After signing the Declaration of Independence, Benjamin Franklin summed up the colonists’ situation:“We must, indeed, all hang together, or most assuredly we shall all hang separately.” Those who were intent upon positive change–in that case, separation from England–needed to stick together, or they’d get picked off one by one.
I thought about Franklin’s quote when I attended the Women’s March in Indianapolis on Saturday.
The March began with a rally, and throughout the hour or so of speeches, women–and a considerable number of men–continued to pour into the American Legion Mall. It’s a huge space, but it filled up. There were great signs (my favorites: “We, not Me” and “Haven’t we taken this ‘anyone can be President’ thing a bit too far?”). Most of the speeches were good–if some were a bit long and not entirely relevant. But the weather cooperated, the crowd was large and enthusiastic and the causes being highlighted were all important.
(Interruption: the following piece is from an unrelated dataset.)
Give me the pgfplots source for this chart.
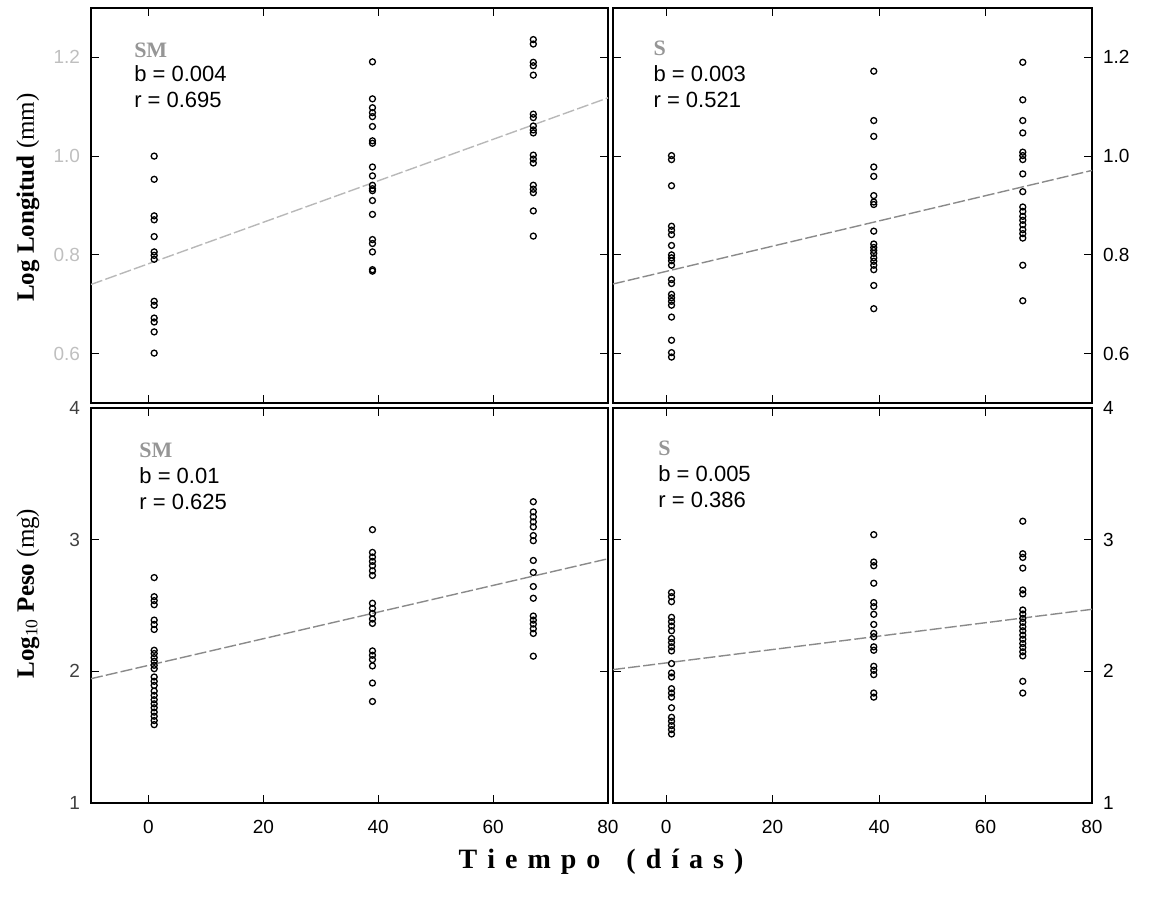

There was one unfortunate discordant note.
The first speech was given by two very young co-presenters representing Black Lives Matter, and they delivered a full-blown attack on the women in attendance–women who were virtually all there as allies. (They reminded me of those pastors who deliver sermons criticizing people who don’t come to church– to the people sitting in church.)
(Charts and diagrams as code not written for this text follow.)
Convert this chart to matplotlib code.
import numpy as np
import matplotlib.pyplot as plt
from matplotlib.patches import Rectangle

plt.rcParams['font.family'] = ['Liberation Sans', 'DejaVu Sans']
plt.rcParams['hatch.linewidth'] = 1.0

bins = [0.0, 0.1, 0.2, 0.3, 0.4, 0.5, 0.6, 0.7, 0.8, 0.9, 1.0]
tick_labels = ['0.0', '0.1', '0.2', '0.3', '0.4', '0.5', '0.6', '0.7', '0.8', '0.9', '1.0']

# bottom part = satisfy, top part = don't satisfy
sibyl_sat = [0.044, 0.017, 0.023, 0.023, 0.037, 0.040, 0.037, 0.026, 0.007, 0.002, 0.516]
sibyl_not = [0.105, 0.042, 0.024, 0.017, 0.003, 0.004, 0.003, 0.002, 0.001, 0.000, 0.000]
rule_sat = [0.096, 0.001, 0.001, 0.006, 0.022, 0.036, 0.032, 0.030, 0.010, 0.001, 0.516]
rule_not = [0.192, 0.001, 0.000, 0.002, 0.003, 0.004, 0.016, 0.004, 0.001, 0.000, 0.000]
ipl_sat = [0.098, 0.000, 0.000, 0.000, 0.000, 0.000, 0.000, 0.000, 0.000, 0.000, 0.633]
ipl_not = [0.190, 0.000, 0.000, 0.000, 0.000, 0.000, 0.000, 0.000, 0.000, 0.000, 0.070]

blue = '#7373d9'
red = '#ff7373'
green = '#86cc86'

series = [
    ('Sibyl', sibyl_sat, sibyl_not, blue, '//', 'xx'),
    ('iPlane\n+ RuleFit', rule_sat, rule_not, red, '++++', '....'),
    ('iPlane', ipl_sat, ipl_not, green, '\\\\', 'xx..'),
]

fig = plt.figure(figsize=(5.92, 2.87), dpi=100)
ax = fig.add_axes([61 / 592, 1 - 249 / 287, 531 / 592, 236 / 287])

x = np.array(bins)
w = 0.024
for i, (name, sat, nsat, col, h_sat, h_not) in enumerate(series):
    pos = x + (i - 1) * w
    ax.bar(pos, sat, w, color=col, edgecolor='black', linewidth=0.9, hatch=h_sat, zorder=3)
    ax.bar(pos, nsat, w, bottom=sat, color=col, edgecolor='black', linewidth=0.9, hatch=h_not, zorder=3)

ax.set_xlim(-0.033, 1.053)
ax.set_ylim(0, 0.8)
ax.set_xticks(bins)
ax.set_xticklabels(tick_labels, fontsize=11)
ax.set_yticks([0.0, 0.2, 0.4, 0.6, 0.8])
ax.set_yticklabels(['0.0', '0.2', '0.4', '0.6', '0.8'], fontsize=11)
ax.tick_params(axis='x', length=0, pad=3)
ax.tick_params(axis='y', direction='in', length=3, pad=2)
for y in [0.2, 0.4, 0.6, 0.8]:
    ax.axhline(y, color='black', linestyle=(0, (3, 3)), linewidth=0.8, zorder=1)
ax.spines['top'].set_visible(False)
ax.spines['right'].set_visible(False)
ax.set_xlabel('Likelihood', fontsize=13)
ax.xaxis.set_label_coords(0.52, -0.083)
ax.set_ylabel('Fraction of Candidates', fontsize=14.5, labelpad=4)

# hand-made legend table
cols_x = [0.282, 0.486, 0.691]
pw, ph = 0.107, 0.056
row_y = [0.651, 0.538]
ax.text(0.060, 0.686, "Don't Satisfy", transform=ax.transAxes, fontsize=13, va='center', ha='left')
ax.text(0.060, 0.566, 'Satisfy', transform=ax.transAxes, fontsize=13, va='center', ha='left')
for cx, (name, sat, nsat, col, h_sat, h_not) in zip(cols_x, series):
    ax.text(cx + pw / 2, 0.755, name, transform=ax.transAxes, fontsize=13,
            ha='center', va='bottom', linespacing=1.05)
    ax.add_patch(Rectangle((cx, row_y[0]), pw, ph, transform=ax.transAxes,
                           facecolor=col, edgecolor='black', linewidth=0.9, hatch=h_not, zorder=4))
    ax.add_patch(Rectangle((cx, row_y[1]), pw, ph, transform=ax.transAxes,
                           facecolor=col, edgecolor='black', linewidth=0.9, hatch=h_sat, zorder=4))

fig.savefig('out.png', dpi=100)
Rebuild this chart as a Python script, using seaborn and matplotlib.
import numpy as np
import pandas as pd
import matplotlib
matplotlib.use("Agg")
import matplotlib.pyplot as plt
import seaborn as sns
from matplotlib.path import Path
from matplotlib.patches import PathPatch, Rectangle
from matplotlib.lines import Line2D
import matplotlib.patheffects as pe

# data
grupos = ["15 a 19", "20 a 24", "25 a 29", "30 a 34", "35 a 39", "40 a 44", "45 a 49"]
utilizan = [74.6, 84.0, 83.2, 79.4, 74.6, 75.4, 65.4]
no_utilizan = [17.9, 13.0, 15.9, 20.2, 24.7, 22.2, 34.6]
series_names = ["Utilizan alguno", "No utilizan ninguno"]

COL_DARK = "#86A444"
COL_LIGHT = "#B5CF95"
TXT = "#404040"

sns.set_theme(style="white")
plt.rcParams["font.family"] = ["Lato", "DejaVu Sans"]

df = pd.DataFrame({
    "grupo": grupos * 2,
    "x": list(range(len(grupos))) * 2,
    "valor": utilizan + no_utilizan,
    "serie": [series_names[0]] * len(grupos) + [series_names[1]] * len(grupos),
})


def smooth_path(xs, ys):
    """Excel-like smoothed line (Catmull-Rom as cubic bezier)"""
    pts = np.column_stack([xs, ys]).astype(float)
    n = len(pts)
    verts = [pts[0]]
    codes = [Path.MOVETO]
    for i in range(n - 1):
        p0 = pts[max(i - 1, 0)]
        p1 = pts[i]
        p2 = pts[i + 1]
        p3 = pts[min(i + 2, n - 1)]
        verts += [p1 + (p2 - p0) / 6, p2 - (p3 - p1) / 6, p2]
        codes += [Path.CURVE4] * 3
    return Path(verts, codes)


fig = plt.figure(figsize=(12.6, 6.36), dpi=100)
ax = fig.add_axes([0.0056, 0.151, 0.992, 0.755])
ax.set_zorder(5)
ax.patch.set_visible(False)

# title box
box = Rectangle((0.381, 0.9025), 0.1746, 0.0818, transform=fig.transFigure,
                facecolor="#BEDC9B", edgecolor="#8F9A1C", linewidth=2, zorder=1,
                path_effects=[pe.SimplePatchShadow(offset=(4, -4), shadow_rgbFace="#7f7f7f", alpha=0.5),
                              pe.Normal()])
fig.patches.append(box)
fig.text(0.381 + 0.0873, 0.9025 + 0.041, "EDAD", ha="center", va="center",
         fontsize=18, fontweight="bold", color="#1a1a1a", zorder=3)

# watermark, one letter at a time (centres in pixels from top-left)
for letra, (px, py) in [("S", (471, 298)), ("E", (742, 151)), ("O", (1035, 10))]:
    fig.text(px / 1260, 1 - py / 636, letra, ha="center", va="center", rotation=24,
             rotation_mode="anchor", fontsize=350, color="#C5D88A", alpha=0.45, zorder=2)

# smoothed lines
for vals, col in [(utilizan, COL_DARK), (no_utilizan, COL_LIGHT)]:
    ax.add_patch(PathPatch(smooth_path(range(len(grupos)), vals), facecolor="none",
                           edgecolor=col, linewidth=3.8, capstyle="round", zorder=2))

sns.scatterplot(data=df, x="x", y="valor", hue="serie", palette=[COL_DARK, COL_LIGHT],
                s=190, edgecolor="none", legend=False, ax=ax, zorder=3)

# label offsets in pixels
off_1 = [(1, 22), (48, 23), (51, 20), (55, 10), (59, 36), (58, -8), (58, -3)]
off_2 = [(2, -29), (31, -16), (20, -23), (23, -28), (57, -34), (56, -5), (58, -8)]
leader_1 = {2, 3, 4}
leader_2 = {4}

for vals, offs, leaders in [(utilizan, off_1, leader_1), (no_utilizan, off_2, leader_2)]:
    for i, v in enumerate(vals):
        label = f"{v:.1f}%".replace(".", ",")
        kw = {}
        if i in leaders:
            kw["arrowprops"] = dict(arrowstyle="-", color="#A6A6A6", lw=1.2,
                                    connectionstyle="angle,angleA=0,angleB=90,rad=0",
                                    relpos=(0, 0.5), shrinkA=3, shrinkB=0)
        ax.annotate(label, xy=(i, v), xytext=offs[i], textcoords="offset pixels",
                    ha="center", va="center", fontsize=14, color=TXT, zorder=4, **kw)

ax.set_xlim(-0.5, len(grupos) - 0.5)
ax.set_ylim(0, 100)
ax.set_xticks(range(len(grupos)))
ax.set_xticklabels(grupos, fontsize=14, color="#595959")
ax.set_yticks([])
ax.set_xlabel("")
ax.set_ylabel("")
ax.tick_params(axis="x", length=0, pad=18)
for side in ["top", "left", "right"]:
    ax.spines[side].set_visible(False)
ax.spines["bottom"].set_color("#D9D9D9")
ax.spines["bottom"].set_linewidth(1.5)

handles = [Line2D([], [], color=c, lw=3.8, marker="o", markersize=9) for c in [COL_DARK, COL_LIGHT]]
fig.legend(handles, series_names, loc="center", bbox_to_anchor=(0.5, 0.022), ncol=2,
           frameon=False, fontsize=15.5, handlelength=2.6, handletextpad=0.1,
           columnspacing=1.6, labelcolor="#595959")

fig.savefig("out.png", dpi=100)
What was so distressing about their diatribe was that most of the points they were making were valid, and could have been made in a way that brought people together rather than dividing and offending them. As my son said, halfway through their very lengthy diatribe, the message should be “let’s all fight White Supremacy,” not “All you white women are White Supremacists.” (And that was before they told an overwhelmingly Democratic crowd that Hillary Clinton was corrupt, privileged and racist, and deserved to lose.)
This is the sort of counterproductive behavior that makes me worry about November.
I have been very critical of the GOP (with good reason), but honesty compels me to recognize that a portion of the Democratic party is also composed of zealots who would rather be right than win elections–who prefer assuming postures of moral superiority to the hard work of coalition-building and persuasion. If theirs are the voices that voters hear–if their tirades drown out the voices of those who are equally passionate but less strident and self-righteous–Democrats could approach November splintered and unable to catch the wave that seems to be building.
Let me make this clear: there are all kinds of injustices that Americans absolutely need to address. There is an ugly history we need to recognize, especially when it comes to the treatment of people of color–African-Americans, Native Americans, immigrants. These issues are critically important–but they will not be addressed, let alone remedied, if Republicans are still in control after the midterms.
You don’t win elections by unnecessarily alienating your friends and allies.
Democrats need to ask themselves what they want: to set themselves apart, cloaked in self-satisfied moral superiority? or to win and be in a position to make things better?
I think we should listen to Ben Franklin.